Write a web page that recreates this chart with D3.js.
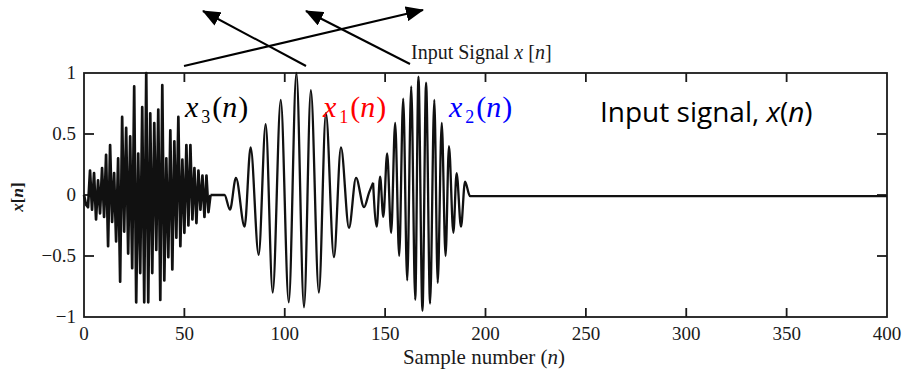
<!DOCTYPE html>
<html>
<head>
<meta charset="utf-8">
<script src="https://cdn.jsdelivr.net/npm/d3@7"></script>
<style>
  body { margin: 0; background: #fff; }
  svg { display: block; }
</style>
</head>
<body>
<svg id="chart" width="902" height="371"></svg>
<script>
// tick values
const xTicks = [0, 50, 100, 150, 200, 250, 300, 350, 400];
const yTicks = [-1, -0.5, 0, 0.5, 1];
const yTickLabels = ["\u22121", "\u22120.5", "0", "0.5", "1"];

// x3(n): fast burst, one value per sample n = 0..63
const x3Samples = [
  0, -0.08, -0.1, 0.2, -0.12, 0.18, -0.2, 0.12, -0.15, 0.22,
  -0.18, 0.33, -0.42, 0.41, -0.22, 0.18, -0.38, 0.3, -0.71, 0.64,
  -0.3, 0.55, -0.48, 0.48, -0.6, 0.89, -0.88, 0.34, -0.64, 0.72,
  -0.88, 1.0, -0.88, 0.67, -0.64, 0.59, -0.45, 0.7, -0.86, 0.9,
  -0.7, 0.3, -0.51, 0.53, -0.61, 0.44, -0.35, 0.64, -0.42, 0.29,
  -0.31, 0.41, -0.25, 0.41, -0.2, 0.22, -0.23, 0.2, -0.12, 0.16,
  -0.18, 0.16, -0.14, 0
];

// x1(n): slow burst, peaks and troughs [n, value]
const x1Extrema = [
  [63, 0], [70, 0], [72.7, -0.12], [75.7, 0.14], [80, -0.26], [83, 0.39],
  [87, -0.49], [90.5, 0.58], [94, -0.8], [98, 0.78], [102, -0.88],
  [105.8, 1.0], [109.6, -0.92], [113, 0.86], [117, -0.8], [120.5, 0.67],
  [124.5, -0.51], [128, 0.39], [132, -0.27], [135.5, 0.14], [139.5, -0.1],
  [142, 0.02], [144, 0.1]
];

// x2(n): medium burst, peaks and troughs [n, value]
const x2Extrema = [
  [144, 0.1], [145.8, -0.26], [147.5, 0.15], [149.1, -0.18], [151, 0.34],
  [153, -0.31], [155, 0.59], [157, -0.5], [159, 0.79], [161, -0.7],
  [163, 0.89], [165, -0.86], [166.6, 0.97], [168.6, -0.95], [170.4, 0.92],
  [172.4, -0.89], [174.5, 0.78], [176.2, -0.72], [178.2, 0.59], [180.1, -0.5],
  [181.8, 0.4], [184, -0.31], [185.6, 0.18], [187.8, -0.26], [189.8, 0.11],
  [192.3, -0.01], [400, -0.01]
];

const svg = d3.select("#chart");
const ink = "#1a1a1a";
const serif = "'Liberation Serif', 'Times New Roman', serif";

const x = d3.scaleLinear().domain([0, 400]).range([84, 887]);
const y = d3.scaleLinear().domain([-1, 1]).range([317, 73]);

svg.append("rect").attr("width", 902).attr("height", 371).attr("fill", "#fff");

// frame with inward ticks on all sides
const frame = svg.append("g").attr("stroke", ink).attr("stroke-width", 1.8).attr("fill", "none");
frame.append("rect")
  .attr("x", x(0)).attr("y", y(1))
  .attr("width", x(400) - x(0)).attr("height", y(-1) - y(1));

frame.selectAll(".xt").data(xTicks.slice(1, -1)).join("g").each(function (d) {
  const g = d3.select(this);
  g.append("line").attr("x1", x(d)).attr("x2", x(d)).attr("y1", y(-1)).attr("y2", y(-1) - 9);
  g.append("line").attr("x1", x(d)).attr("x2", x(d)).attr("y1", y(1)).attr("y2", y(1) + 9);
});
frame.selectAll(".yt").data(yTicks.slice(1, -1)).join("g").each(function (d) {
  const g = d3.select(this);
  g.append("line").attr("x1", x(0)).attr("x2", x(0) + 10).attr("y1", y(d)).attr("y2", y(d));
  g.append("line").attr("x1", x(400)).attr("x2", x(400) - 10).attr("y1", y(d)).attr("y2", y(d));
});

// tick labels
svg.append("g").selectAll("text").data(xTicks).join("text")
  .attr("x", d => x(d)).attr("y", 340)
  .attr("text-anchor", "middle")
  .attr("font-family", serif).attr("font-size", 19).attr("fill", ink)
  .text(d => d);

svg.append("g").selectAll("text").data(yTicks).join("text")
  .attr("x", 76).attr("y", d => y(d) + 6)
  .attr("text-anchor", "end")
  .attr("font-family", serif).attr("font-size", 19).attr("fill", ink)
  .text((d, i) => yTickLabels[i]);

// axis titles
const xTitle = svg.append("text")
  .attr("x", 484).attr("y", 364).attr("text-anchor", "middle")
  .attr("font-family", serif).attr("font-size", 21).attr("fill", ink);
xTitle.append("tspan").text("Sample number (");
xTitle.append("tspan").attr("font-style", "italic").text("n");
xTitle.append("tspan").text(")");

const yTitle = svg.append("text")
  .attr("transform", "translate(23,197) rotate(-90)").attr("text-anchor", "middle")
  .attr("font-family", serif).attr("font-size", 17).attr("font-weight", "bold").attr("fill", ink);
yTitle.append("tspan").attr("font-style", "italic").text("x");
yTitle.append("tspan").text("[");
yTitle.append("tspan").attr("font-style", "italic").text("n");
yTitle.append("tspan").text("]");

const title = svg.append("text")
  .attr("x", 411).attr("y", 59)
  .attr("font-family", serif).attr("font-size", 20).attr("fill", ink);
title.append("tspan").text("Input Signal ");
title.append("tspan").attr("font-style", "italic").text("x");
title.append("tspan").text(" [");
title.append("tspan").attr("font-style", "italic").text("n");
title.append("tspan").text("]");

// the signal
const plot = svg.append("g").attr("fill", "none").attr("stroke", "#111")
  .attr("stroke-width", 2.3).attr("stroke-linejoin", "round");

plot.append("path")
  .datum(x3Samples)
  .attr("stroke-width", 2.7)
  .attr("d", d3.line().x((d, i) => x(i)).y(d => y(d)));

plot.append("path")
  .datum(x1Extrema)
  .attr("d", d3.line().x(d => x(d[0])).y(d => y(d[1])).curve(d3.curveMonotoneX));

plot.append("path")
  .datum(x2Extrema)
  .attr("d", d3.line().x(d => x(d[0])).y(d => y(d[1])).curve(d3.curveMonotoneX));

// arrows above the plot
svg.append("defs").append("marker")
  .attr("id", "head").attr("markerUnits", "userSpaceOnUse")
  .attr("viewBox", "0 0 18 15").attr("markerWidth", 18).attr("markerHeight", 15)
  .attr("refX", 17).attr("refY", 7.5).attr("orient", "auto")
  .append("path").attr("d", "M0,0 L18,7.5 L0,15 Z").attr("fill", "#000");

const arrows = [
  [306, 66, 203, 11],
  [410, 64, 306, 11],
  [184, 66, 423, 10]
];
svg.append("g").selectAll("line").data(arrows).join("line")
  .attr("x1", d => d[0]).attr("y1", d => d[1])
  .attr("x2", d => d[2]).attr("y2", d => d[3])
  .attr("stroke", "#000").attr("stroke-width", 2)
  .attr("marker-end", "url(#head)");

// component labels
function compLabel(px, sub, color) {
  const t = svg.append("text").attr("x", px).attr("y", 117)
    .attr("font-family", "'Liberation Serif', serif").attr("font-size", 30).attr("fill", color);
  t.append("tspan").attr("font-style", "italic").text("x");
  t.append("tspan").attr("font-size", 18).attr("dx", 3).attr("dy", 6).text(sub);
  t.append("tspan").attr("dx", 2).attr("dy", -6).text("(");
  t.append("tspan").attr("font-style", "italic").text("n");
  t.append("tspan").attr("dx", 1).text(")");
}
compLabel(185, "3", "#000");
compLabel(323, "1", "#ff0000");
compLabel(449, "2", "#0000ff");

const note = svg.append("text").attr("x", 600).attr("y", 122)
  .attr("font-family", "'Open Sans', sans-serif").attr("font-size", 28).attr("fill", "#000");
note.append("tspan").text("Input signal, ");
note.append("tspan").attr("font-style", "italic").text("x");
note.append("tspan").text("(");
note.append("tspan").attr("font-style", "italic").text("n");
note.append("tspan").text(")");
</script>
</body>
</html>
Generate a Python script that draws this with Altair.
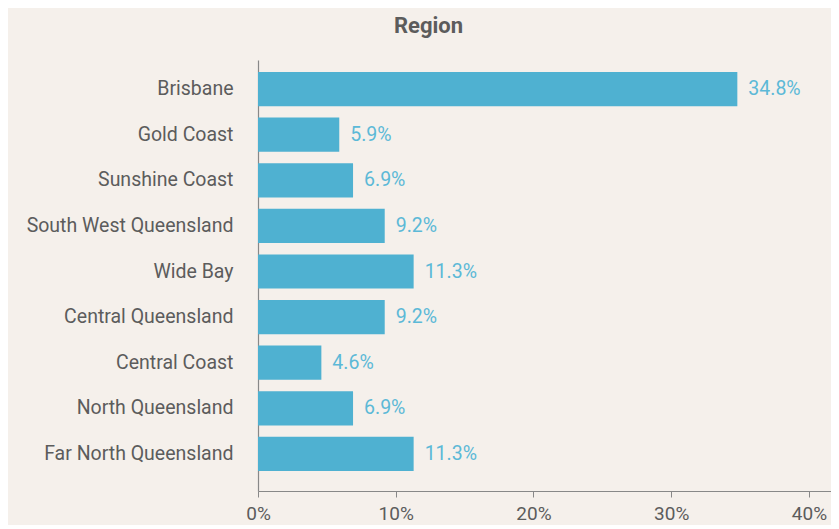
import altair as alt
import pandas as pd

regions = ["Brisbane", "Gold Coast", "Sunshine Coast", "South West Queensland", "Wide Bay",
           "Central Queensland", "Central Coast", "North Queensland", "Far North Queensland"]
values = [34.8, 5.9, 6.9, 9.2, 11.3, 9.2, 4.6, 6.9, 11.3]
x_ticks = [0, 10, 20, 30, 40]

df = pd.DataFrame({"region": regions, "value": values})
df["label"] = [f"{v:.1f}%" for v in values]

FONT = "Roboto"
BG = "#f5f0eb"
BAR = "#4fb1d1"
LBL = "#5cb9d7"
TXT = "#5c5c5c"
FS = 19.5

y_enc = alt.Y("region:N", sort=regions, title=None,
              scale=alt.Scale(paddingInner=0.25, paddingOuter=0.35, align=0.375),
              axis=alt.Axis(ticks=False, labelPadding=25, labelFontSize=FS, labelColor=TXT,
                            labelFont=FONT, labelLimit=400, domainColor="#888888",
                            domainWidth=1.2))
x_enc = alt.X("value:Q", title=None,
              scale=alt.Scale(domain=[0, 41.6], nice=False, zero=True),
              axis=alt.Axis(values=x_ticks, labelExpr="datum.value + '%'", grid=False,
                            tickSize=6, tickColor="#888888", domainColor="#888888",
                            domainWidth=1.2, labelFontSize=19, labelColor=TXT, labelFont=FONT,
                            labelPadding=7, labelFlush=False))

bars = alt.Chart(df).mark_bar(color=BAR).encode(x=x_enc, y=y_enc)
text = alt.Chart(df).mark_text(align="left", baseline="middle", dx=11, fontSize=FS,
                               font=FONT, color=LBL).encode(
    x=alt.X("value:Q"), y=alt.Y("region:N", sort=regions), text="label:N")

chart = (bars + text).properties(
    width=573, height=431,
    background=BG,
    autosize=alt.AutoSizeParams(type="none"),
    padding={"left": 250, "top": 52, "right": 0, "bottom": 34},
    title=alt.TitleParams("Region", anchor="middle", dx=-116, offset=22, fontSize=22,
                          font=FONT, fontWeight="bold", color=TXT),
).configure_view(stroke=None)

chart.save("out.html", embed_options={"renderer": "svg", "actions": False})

+ + + +

Leaving out all pictures, set down exactly the lines of the material above, from the line with "Generate a Python" to the line with "v in values]" inclusive, and no others.

Generate a Python script that draws this with Altair.
import altair as alt
import pandas as pd

regions = ["Brisbane", "Gold Coast", "Sunshine Coast", "South West Queensland", "Wide Bay",
           "Central Queensland", "Central Coast", "North Queensland", "Far North Queensland"]
values = [34.8, 5.9, 6.9, 9.2, 11.3, 9.2, 4.6, 6.9, 11.3]
x_ticks = [0, 10, 20, 30, 40]

df = pd.DataFrame({"region": regions, "value": values})
df["label"] = [f"{v:.1f}%" for v in values]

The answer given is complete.